26 Abingdon homeowners sue builder over materials used in townhouse roofs He says he warned of potential problems

October 29, 1995|By Mike Farabaugh | Mike Farabaugh,SUN STAFF

Twenty-six Abingdon homeowners have filed individual lawsuits in Harford County Circuit Court against Equity Homes Inc., a Bel Air-based builder, alleging that inferior materials caused their townhouse condominium roofs to leak, deteriorate and become structurally unsound.

The owners of the 9-year-old homes at the Cedars, off Laurel Bush Road, are contending that the builder, Robert W. Haase, is not honoring a 10-year warranty on their three- and four-bedroom townhouse condominiums.

The owners contend that the builder refused to replace the roofing plywood, popularly called "FRT" for "fire retardant treated."

One homeowner, Joseph Hutton Jr. of the 700 block of Burgh-Westra Way, said he and others who filed the lawsuits had structural engineering studies done last year.

He said copies of the engineer's reports were sent to the builder, requesting that he fix the problem.

Mr. Haase responded by letter April 18, saying that he is not liable, Mr. Hutton said.

"In essence, he said the supplier of the FRT plywood or the manufacturer of the treated wood preservative should be responsible," Mr. Hutton said.

Michael Burgoyne, a Baltimore lawyer representing Equity Homes, said last week that, like the homeowners, Equity Homes is an innocent victim.

He said Equity Homes notified homeowners as early as 1990 that there were potential problems with the FRT plywood.

"The owners were told what to look for," Mr.

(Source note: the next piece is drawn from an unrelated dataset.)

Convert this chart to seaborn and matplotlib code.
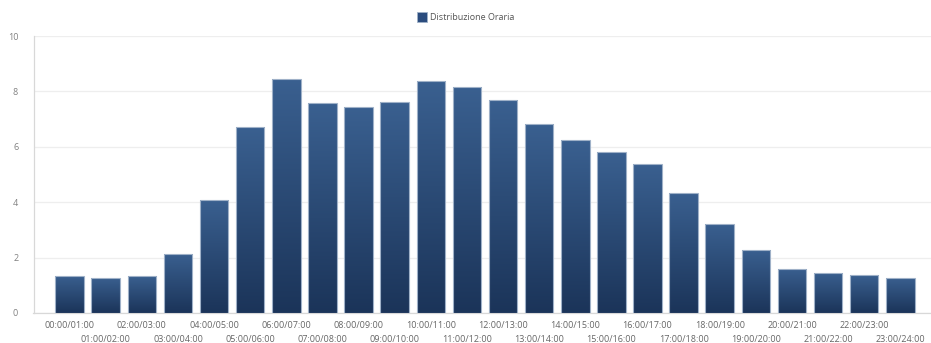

Burgoyne said.

During the late 1970s and into the 1980s, many builders on the East Coast followed county building code specifications and used FRT plywood, especially for continuous roofs for townhouses and condominiums, Mr. Burgoyne said.

Harford's building code allowed FRT to be used, he said.

The treated plywood was intended to prevent fire from spreading horizontally across rooftops, but no one knew then that some of the plywood's chemical preservatives would cause "leeching," a term used to describe chemicals rising to the surface and causing either black or white stains, he said.

"In either case, the wood becomes very brittle," Mr. Burgoyne said. "If there is foot traffic on the roof, a person could easily step through the brittle wood.

"It is quite possible that Equity Homes may decide to bring other parties whom they believe to be responsible into the lawsuit [as co-defendants]," he said. He declined to identify the other parties.

Lee Baylin, a Baltimore lawyer representing the homeowners, was out of town and unavailable for comment.

Each of the homeowners is asking for $9,999 in damages and $1,500 in legal expenses for negligence and breach of contract/warranty.

In other Circuit Court matters last week:

* Edward Spratt Jr., 29, of the 100 block of Carol Ave. in Aberdeen was convicted Wednesday and given an 18-month suspended sentence for performing home repairs last year without a contractor's license.

Mr. Spratt was placed on three years of supervised probation and ordered to pay $6,500 in restitution to Joann Jackson of the same block.

Evidence presented to Judge William O. Carr indicated that Ms. Jackson and her aunt, Katherine Swift, paid Mr. Spratt almost $7,000 last year to build an addition and porch on the back of their house between April and August.

Prosecutor William Christoforo said the addition was built on improper footings and that the porch was so poorly built that a licensed contractor recommended dismantling the entire structure and starting over.